PETERS: Die Arbeiten sind sicherlich weniger prozesshaft, als das bisher bei Urbane Künste Ruhr oft der Fall war. Es geht mir darum, die Stimmen der Künstler*innen zu hören und dem Raum zu geben. Also die künstlerische Stimme als Alternative zu Sprache oder Text. Jenseits der Bezüge, die eine Gruppenausstellung herstellt, hat jede einzelne Arbeit eine Kompaktheit. Es gibt auf jeden Fall einen Ort, zu dem man gehen kann und weiß, dass man dort etwas sehen kann. Zu ganz verlässlichen Öffnungszeiten, das ist mir wichtig. An jeder Arbeit wird auch eine Person als Ansprechpartner für Fragen zur Verfügung stehen.
kultur.west: Das Thema des ersten »Ruhr Ding« ist Territorien…
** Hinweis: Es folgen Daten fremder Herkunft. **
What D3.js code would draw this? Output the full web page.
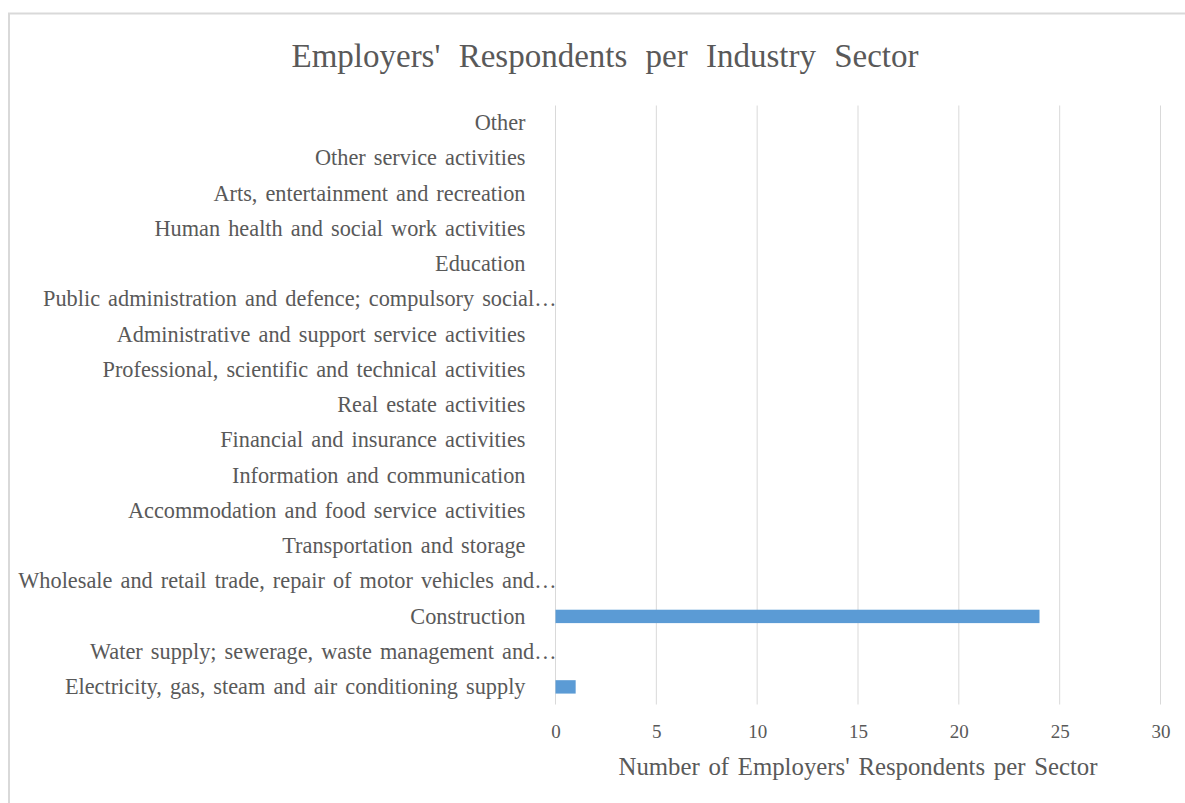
<!DOCTYPE html>
<html>
<head>
<meta charset="utf-8">
<script src="https://cdn.jsdelivr.net/npm/d3@7"></script>
<style>
  html, body { margin: 0; padding: 0; background: #ffffff; }
  svg { display: block; font-family: "Liberation Serif", "Times New Roman", serif; }
</style>
</head>
<body>
<svg id="chart" width="1185" height="803"></svg>
<script>
// Industry sectors, bottom to top as listed on the axis
const sectors = [
  "Electricity, gas, steam and air conditioning supply",
  "Water supply; sewerage, waste management and\u2026",
  "Construction",
  "Wholesale and retail trade, repair of motor vehicles and\u2026",
  "Transportation and storage",
  "Accommodation and food service activities",
  "Information and communication",
  "Financial and insurance activities",
  "Real estate activities",
  "Professional, scientific and technical activities",
  "Administrative and support service activities",
  "Public administration and defence; compulsory social\u2026",
  "Education",
  "Human health and social work activities",
  "Arts, entertainment and recreation",
  "Other service activities",
  "Other"
];
// Number of employer respondents in each sector
const respondents = [1, 0, 24, 0, 0, 0, 0, 0, 0, 0, 0, 0, 0, 0, 0, 0, 0];
const xTicks = [0, 5, 10, 15, 20, 25, 30];
const titleText = "Employers' Respondents per Industry Sector";
const xAxisTitle = "Number of Employers' Respondents per Sector";

const svg = d3.select("#chart");
const W = 1185, H = 803;
const margin = { top: 105.5, right: 25, bottom: 98.5, left: 555.5 };
const innerW = 1160.5 - margin.left;
const innerH = H - margin.top - margin.bottom;
const textColor = "#595959";

// Chart frame
svg.append("rect")
  .attr("x", 9).attr("y", 13.5)
  .attr("width", W + 20).attr("height", H + 20)
  .attr("fill", "#fff").attr("stroke", "#d9d9d9").attr("stroke-width", 2);

const x = d3.scaleLinear().domain([0, 30]).range([0, innerW]);
const y = d3.scaleBand()
  .domain(sectors.slice().reverse())
  .range([0, innerH])
  .paddingInner(0.62).paddingOuter(0.31);

const g = svg.append("g").attr("transform", `translate(${margin.left},${margin.top})`);

// Vertical gridlines
g.append("g")
  .selectAll("line")
  .data(xTicks)
  .join("line")
  .attr("x1", d => x(d)).attr("x2", d => x(d))
  .attr("y1", 0).attr("y2", innerH)
  .attr("stroke", "#d9d9d9").attr("stroke-width", 1);

// X tick labels
const xAxis = d3.axisBottom(x).tickValues(xTicks).tickSize(0).tickPadding(20);
const xg = g.append("g").attr("transform", `translate(0,${innerH})`).call(xAxis);
xg.select(".domain").remove();
xg.selectAll("text")
  .attr("fill", textColor)
  .style("font-size", "19px")
  .style("font-family", "'Liberation Serif', serif");

// Bars
g.append("g")
  .selectAll("rect")
  .data(sectors.map((s, i) => ({ s, v: respondents[i] })))
  .join("rect")
  .attr("x", x(0))
  .attr("y", d => y(d.s))
  .attr("width", d => x(d.v) - x(0))
  .attr("height", y.bandwidth())
  .attr("fill", "#5b9bd5");

// Category labels; shortened labels run right up to the axis line
const yAxis = d3.axisLeft(y).tickSize(0).tickPadding(30);
const yg = g.append("g").call(yAxis);
yg.select(".domain").remove();
yg.selectAll(".tick text")
  .attr("fill", textColor)
  .style("font-size", "22.3px")
  .style("word-spacing", "2.5px")
  .style("font-family", "'Liberation Serif', serif")
  .attr("x", d => d.endsWith("\u2026") ? 1 : -30);

// Title
svg.append("text")
  .attr("x", 605).attr("y", 67)
  .attr("text-anchor", "middle")
  .attr("fill", textColor)
  .style("font-size", "33px")
  .style("word-spacing", "10px")
  .text(titleText);

// X axis title
svg.append("text")
  .attr("x", 858).attr("y", 775)
  .attr("text-anchor", "middle")
  .attr("fill", textColor)
  .style("font-size", "24.8px")
  .style("word-spacing", "2.5px")
  .text(xAxisTitle);
</script>
</body>
</html>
PETERS: Das war einfach naheliegend bei 53 Städten und einem ÖPNV, der in manchem eher trennt als verbindet. Das Ruhrgebiet will zusammenwachsen und dann gibt es immer wieder Abgrenzungsrangeleien zwischen den Städten. Manchmal ist das Ruhrgebiet wie Europa im Kleinen. Es ist also genauso ein regionales wie ein globales Thema. Wir befinden uns im Brexit-Jahr. Überall erstarken identitäre Bewegungen, die mit einer territorialen Wurzel argumentieren. Der Hardware Medienkunst Verein in Dortmund wird sich in einer Ausstellung damit auseinandersetzen und auch die Arbeit von Ulrike Naumann, die sich hier im Ruhrgebiet mit der Prepper-Szene beschäftigt. Also mit Menschen, die sich auf einen imaginierten Tag X vorbereiten, für den sie Nahrungsmittel und Waffen einlagern.
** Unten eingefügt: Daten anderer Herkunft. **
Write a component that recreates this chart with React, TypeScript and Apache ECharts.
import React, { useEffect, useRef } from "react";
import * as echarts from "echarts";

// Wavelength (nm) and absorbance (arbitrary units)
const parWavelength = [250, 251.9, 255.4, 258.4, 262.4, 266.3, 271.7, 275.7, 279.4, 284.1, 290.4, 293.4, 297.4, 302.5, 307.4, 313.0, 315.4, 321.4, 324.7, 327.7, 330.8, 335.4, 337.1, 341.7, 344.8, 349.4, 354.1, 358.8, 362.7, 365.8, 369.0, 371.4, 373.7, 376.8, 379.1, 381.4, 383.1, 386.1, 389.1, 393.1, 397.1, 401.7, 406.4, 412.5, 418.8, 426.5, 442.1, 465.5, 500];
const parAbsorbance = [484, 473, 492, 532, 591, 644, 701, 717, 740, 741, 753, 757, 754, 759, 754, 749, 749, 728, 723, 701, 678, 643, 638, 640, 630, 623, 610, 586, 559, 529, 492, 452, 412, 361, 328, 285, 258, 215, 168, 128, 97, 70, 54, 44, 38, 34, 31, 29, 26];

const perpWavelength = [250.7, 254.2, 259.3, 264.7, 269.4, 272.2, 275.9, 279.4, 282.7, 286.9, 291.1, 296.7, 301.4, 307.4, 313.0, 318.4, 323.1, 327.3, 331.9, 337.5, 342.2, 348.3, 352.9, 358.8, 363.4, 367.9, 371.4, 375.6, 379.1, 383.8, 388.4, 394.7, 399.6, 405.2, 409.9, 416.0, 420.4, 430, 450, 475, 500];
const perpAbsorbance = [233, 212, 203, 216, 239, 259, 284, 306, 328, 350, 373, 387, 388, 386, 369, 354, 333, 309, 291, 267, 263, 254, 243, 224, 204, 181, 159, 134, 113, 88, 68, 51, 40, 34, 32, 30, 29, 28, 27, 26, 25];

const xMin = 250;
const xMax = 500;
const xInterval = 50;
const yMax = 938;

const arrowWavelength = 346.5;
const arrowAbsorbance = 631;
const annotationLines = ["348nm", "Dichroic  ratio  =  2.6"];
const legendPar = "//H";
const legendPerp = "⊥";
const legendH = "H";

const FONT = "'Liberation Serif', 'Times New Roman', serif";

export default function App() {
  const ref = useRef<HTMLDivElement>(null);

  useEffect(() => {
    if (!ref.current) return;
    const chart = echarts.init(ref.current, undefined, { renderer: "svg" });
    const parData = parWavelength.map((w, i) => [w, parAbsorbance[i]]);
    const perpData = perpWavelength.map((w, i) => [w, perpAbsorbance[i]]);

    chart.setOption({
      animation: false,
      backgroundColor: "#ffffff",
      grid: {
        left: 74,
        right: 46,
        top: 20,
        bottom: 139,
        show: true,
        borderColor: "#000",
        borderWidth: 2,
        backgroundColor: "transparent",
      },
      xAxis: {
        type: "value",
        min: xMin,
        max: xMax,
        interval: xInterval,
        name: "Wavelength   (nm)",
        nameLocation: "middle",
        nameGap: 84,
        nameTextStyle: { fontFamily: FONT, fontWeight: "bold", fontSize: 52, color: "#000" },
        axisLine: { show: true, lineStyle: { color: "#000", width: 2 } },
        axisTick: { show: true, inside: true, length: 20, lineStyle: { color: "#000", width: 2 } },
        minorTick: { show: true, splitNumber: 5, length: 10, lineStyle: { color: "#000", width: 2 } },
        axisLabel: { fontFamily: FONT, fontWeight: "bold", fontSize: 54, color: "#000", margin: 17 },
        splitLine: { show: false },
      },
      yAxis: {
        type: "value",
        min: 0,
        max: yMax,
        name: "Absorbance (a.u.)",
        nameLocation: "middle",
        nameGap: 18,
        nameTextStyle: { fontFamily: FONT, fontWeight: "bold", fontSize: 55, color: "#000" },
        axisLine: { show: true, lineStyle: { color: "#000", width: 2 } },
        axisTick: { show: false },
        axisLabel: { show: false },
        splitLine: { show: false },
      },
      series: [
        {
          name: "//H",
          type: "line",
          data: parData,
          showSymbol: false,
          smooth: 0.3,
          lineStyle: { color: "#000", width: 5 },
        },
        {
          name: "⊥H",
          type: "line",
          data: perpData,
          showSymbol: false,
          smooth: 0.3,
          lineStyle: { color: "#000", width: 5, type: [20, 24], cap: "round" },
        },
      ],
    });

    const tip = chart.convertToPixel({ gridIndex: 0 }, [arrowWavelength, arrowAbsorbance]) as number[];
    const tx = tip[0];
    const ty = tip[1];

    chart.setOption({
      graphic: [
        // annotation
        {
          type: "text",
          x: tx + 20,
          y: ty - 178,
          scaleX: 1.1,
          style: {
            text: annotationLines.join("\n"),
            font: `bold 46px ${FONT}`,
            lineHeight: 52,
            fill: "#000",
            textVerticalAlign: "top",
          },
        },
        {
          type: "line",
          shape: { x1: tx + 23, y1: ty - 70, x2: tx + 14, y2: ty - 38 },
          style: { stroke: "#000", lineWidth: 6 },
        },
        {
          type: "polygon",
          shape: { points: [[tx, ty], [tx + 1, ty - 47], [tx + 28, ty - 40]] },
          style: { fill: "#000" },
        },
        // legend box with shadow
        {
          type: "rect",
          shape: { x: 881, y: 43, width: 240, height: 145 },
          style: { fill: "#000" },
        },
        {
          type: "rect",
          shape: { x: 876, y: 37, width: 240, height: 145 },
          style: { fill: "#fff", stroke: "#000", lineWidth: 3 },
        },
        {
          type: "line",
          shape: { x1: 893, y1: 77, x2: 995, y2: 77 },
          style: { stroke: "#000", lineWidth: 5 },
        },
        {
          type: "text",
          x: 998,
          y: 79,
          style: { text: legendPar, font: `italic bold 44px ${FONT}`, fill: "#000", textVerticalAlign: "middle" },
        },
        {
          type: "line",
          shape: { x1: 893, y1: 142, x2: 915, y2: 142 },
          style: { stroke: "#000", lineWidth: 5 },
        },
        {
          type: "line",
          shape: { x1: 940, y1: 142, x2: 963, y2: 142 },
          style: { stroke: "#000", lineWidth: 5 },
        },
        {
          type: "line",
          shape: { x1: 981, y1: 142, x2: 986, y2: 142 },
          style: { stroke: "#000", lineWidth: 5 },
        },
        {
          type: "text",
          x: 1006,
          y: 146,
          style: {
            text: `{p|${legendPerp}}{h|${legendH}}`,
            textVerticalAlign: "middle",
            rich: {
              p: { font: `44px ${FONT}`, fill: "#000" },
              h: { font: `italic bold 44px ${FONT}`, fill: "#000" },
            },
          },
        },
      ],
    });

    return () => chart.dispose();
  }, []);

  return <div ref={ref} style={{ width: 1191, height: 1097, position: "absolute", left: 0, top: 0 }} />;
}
kultur.west: Sind territoriale Festschreibungen das Kernproblem des Ruhrgebiets?
PETERS: Man macht es sich dadurch zumindest komplizierter. Natürlich verstehe ich, dass es Unterschiede zwischen den Städten gibt und geben muss. Aber zurück zum ÖPNV als Beispiel: Da bringt es einfach nichts, die Dinge nicht gemeinsam zu planen und dadurch ein Vorankommen der Menschen und der Region zu erschweren. Es betrifft aber teilweise auch die Kulturinstitutionen. Ich finde es toll, dass es hier so einen Reichtum an Institutionen gibt, aber es bringt nichts, wenn man nicht das nötige Geld dafür hat. So dass es nicht möglich ist, eigenständige Profile zu entwickeln. Auch das könnte viel besser sein, wenn man gemeinsam planen würde.
kultur.west: Warum sind beim ersten »Ruhr Ding« Dortmund, Bochum, Essen und Oberhausen dabei?
PETERS: Das hat sich aus dem Planungsprozess ergeben. Wir haben die Wahl der Orte erstmal den Künstler*innen freigestellt. Da kristallisierte sich dann diese Zusammensetzung an Städten für die erste Ausgabe heraus. Das wird sich in den nächsten Jahren aber ändern. Das zweite »Ruhr Ding« im kommenden Jahr hat das Thema Klima und wird dann im Norden in der Emscherregion stattfinden. 2021 sind wir im Süden und 2022 im Westen.
Vor einem Jahr hat Britta Peters die Leitung der Urbane Küste Ruhr von ihrer Vorgängerin Katja Aßmann übernommen. Zuvor war die heute 52-jährige Kuratorin nicht nur unter anderem Leiterin des Kunstvereins Harburg, sondern hat immer wieder auch Ausstellungen für den öffentlichen Raum entwickelt – zuletzt bei den Skulptur Projekten Münster 2015. Mit dem »Ruhr Ding« hat sie nun für Urbane Künste Ruhr ein Ausstellungsformat auf den Weg gebracht, das künftig immer im Frühjahr stattfinden soll.